What you are asked to do: Report the count of lines containing the word "matplotlib" in the entries below, and nothing more.

================================

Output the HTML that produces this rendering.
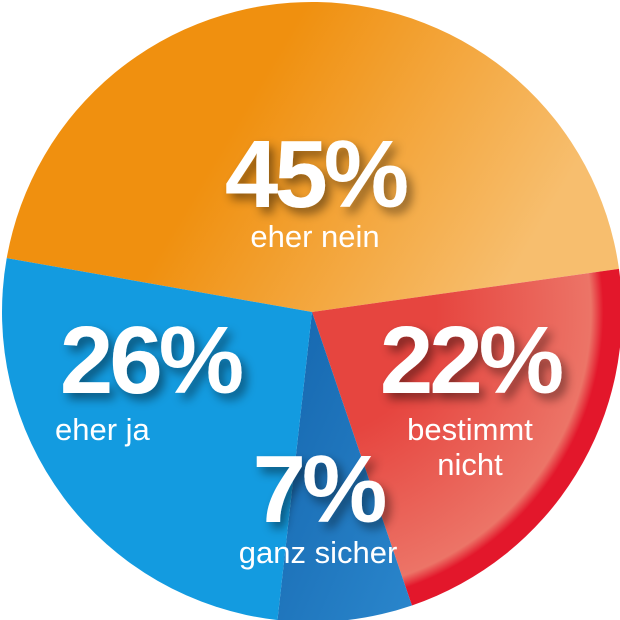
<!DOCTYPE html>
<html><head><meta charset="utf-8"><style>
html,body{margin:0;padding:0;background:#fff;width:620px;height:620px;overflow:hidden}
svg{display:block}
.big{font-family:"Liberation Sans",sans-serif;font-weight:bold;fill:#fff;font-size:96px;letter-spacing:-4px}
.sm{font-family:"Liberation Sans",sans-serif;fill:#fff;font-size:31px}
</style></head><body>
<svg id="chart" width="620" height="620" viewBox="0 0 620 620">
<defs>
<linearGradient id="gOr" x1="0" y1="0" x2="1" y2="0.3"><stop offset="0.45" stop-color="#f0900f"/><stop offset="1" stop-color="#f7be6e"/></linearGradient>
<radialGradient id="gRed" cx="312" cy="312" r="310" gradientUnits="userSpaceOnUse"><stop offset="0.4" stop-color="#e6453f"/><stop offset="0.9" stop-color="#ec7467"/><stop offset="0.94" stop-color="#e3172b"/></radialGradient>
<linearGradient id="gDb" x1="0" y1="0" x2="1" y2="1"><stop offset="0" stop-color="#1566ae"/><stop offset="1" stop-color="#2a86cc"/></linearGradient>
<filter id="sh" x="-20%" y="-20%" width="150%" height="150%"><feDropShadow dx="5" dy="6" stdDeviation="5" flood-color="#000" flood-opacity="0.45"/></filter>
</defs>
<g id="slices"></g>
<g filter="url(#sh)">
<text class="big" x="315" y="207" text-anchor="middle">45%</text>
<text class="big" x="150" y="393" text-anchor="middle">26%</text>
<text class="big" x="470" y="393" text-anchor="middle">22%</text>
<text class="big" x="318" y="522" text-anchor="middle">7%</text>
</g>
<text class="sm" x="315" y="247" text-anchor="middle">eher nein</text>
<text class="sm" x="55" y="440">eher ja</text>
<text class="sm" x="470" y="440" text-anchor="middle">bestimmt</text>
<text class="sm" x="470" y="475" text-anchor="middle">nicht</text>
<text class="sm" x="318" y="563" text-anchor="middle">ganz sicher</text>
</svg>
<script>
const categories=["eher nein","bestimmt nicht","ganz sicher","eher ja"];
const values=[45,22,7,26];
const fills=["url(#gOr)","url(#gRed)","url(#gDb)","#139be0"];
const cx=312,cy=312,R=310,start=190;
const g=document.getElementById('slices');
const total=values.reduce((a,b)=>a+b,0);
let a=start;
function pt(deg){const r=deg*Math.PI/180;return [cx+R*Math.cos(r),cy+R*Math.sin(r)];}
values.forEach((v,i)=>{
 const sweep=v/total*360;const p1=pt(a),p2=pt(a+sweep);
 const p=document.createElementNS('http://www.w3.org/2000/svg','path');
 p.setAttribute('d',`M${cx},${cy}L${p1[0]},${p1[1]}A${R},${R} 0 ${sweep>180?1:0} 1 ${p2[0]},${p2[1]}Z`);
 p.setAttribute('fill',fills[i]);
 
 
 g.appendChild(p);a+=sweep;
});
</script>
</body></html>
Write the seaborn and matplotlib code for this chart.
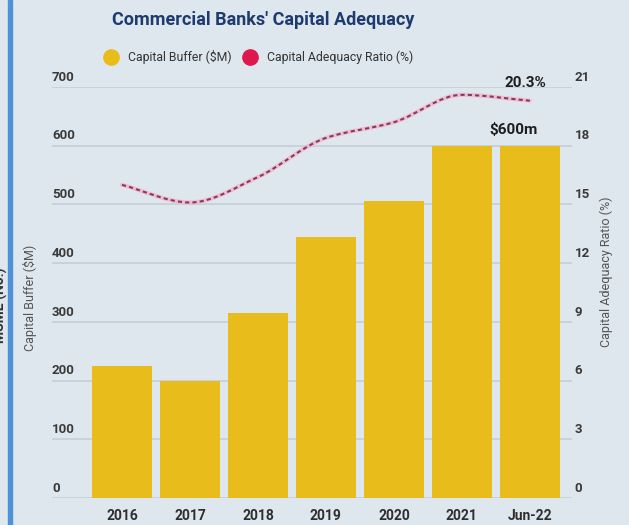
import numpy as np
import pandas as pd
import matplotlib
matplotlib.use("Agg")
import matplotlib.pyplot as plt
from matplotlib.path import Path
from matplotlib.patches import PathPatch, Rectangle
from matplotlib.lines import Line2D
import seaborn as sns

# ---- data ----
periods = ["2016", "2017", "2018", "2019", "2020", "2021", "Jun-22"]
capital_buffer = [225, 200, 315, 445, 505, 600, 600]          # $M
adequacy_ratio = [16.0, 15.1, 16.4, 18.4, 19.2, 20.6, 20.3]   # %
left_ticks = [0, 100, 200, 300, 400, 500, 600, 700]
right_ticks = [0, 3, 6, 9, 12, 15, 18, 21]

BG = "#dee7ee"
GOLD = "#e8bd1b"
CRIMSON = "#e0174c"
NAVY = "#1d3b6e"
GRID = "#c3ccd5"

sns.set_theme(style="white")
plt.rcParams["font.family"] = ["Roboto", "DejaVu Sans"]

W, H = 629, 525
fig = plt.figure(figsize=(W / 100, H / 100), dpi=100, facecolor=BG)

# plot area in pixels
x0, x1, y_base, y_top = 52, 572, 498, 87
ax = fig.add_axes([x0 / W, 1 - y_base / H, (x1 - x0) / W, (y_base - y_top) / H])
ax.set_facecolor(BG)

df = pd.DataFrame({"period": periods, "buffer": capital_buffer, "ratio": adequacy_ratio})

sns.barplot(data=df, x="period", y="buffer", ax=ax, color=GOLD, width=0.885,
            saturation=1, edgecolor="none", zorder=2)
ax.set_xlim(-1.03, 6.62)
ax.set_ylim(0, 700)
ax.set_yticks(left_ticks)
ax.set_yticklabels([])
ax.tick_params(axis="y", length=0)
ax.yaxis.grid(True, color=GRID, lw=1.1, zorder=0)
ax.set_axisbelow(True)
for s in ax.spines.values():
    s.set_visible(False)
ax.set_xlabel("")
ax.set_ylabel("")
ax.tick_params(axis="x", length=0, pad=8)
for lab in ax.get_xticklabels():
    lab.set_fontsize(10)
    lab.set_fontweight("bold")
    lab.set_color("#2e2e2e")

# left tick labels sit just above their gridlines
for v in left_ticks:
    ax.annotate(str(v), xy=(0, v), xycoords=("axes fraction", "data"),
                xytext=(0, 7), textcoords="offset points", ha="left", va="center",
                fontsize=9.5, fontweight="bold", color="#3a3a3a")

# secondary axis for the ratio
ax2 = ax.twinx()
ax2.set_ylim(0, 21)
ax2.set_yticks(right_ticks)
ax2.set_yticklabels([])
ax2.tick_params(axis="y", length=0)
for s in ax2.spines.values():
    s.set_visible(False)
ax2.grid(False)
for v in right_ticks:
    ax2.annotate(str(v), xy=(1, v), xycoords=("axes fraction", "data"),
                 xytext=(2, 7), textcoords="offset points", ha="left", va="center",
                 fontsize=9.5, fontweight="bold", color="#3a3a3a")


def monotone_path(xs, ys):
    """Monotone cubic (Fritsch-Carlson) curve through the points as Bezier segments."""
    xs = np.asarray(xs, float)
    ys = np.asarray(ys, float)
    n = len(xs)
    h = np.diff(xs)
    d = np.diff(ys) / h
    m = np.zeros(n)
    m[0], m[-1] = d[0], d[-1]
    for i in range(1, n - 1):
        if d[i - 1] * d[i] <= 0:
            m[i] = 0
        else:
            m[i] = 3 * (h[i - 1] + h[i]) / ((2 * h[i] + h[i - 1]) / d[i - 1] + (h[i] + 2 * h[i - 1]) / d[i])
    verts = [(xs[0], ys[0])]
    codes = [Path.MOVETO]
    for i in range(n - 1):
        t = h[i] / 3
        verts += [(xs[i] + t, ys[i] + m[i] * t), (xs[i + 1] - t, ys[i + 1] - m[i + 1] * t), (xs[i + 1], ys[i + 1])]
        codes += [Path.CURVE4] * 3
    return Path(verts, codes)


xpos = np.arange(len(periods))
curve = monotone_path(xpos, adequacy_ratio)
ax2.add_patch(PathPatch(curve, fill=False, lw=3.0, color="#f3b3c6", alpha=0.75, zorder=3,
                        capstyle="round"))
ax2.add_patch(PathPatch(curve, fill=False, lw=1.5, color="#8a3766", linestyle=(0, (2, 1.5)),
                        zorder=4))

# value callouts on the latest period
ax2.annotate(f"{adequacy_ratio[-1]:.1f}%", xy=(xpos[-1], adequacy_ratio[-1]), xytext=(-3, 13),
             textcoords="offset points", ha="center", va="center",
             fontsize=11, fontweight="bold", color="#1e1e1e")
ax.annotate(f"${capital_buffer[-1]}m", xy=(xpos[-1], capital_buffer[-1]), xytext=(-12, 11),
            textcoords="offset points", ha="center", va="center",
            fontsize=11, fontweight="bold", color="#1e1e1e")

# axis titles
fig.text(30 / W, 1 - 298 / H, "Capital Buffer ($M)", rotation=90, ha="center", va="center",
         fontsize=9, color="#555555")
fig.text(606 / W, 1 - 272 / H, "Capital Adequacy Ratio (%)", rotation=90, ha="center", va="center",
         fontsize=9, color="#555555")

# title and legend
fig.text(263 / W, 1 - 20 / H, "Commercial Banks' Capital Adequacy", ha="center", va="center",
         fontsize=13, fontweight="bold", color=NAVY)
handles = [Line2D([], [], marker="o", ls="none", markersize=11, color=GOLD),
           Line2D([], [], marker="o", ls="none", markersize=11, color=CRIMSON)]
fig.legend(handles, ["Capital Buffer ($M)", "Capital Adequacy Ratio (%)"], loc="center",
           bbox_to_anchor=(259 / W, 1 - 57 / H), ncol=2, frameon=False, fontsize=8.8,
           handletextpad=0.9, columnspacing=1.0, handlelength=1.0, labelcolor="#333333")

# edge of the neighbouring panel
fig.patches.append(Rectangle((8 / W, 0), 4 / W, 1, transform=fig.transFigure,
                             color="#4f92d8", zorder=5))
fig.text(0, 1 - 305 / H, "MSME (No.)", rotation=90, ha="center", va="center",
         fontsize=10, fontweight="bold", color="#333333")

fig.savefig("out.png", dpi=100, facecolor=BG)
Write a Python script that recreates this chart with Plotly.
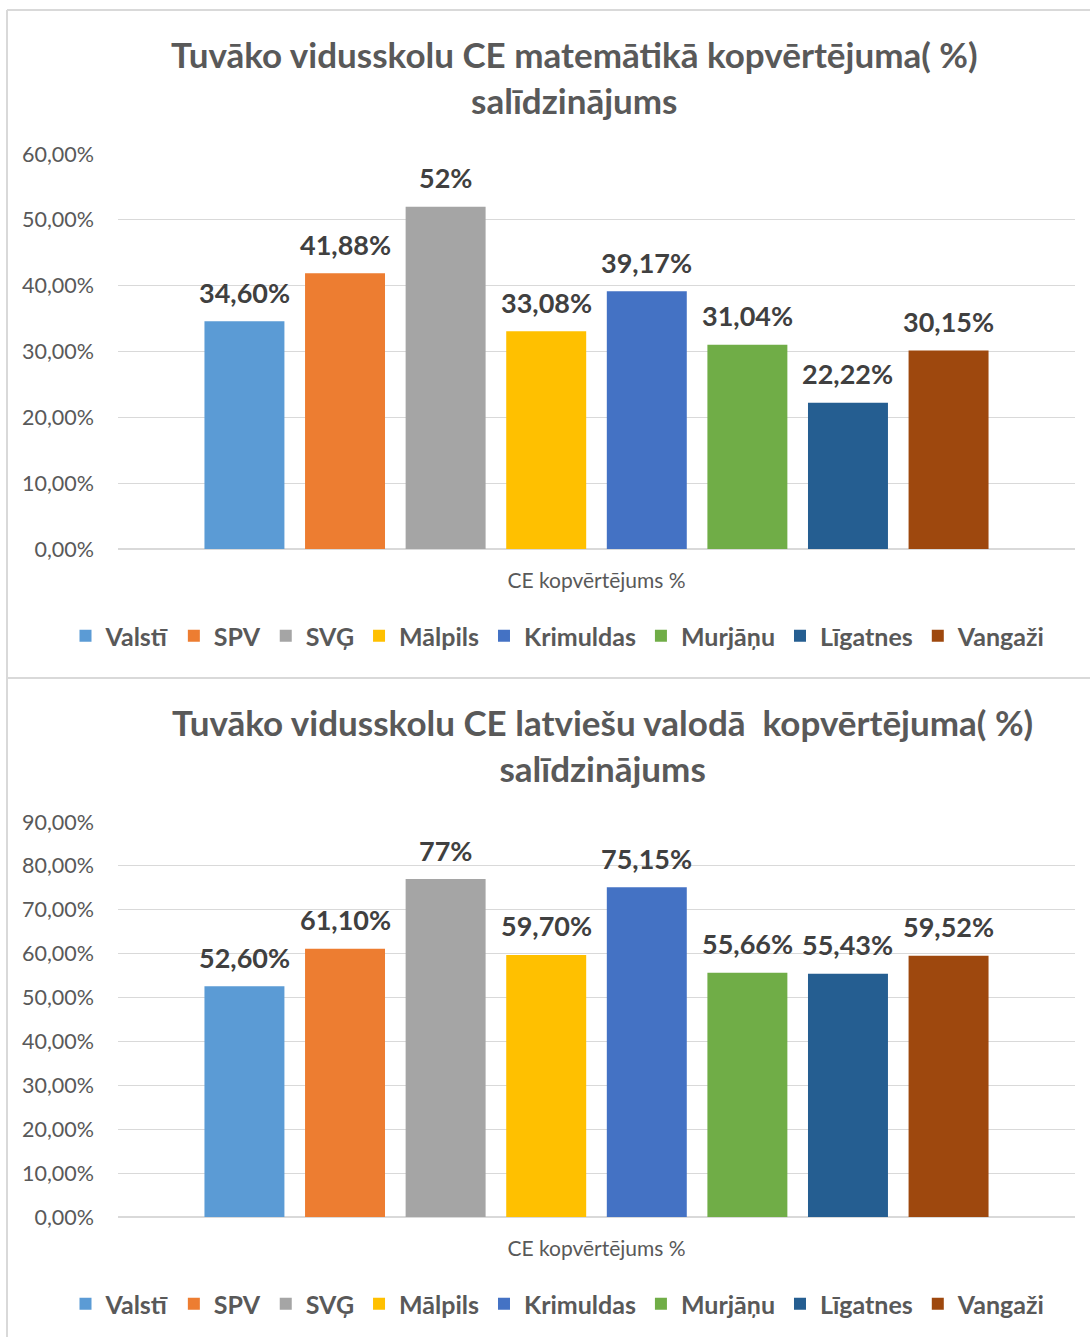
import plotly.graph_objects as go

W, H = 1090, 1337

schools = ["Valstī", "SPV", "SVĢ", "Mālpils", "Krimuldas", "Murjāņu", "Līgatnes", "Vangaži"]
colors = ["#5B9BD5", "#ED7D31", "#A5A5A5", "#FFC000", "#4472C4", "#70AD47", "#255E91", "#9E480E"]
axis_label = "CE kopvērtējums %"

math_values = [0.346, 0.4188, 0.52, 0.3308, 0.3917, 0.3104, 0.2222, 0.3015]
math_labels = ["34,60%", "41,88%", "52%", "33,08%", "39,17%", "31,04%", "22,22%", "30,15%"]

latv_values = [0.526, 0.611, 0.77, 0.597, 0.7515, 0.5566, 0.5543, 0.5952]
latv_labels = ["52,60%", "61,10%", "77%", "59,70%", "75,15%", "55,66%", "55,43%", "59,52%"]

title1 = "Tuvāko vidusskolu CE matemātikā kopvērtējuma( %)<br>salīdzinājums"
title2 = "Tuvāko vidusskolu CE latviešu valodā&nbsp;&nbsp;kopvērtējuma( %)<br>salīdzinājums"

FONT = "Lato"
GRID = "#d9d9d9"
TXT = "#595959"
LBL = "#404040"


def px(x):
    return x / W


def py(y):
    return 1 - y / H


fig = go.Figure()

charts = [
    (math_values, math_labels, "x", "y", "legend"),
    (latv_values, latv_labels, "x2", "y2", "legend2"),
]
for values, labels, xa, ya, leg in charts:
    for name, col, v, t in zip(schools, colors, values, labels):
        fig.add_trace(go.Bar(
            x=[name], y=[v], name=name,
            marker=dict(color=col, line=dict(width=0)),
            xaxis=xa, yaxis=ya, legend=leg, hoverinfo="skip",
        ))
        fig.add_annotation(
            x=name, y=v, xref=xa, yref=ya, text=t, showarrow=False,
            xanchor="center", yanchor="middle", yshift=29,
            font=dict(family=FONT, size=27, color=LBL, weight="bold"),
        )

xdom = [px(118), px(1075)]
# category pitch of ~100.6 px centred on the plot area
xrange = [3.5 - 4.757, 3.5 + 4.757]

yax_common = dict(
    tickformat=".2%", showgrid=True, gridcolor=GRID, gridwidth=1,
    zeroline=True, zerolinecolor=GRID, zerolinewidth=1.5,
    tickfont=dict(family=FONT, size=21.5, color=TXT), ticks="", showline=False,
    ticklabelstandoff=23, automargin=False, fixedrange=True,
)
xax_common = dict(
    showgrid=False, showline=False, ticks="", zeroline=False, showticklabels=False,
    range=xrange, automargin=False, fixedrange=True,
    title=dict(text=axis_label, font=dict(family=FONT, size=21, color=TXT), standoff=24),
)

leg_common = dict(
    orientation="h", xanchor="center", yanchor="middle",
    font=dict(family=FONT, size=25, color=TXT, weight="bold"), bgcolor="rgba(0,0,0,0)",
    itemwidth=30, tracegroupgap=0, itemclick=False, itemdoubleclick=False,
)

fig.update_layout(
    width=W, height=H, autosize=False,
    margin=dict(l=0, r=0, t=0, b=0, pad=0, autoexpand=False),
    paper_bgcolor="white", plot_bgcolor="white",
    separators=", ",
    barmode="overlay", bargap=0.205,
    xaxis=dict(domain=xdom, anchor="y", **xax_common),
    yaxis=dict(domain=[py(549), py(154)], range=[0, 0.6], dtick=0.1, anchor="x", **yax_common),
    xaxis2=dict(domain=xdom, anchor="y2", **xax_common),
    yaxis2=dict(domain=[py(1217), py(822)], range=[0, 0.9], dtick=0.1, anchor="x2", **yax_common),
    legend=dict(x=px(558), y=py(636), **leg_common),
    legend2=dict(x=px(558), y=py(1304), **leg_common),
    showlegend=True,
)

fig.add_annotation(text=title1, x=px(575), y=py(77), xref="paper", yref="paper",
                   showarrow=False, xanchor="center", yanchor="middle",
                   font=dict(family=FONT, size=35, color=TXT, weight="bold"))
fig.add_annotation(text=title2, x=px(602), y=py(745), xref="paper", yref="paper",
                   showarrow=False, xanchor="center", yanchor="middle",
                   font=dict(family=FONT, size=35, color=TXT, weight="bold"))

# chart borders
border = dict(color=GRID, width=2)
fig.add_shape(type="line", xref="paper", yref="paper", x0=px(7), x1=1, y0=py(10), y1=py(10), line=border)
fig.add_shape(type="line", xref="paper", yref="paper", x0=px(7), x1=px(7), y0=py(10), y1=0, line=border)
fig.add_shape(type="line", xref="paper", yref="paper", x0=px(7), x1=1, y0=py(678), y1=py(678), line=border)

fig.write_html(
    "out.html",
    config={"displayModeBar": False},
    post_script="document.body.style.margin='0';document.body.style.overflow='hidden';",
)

================================

Solved exercise: 7